I enjoyed those dialogues very much! It was a helpful learning environment for me, even if – to the chagrin of the friends I made there – I eventually moved on. A lot of the ground on which contemporary nondual logic and lexicon rests turns out to be pretty thin gruel when examined closely. That’s okay. There are thinkers – Humberto Maturana, Francisco Varela, Louis Kaufman, David Bohm, to name a significant few – who provided (for me, anyway) the requisite maps and gear.

Nondual experience or awareness or insights – however one wants to phrase it – are certainly available. However, contrary to popular belief and received wisdom, they are not ends or products so much as beginnings or processes. And they are inherent in the human experience as it is experienced.
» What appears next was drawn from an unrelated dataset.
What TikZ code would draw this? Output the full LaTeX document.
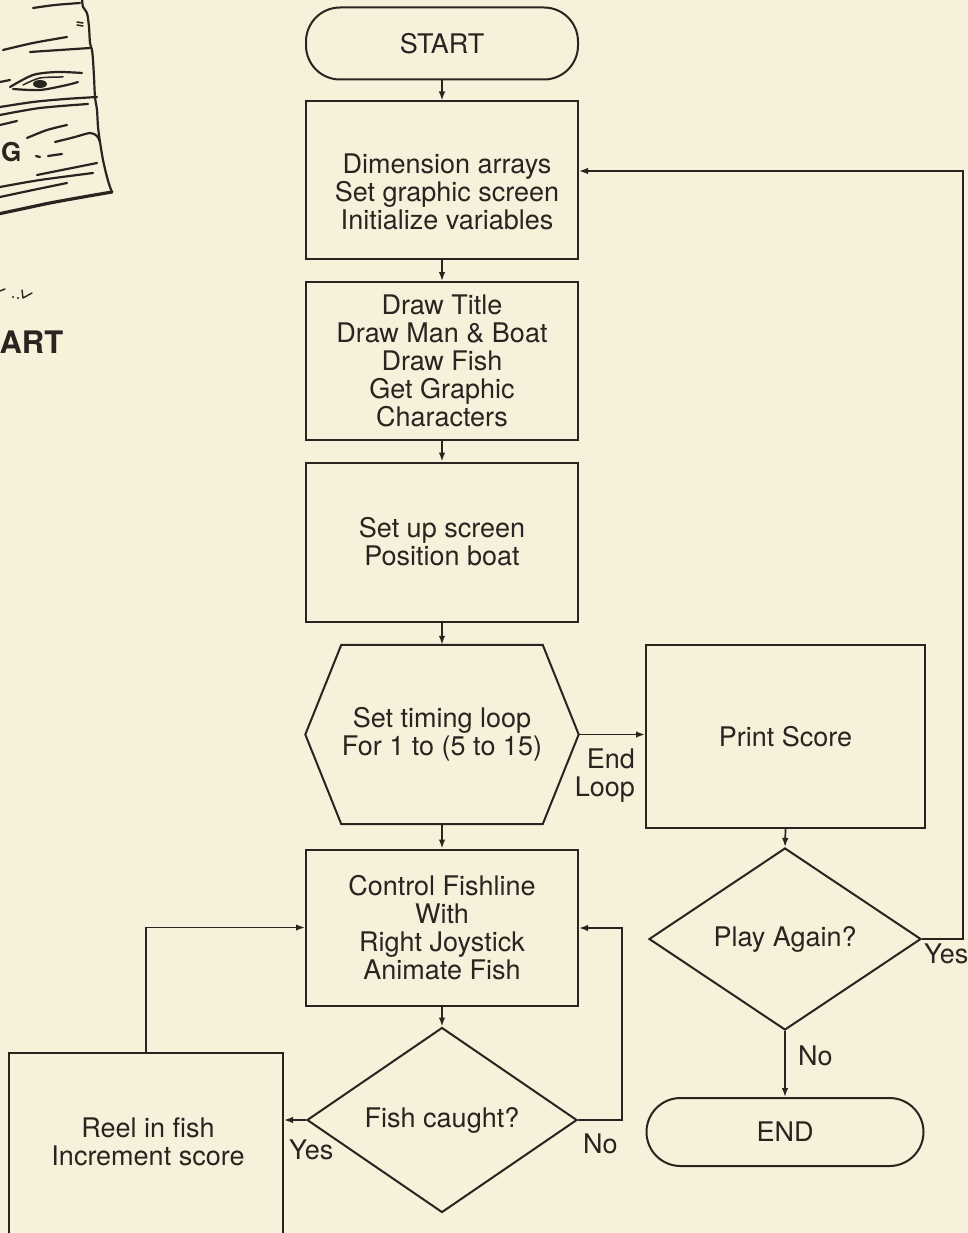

It is – again, in my experience – a question of knowing what to look for and, perhaps in a way, of knowing how to look.

Thus, even as I’ve drifted a fair bit from ACIM proper, in a lot of ways I’ve come closer to the inner peace and stillness the relative absence of which drove me to the course in the first place. The route I took was circuitous and sort of counter-intuitive but it was certainly functional. To extend the analogy from yesterday, if you set out to climb a mountain by Trail A and end up bushwhacking your way to the summit, so what? The summit’s the summit.

Thus, my answer to whether A Course in Miracles was – is – helpful is an unqualified yes, albeit with a story attached. Really, what else could it be? So it is not my intention to tell anybody to bail on the course but rather to ask in a serious and reflective way: is it helpful? Is it working? And then give attention to the answers and let them direct you accordingly.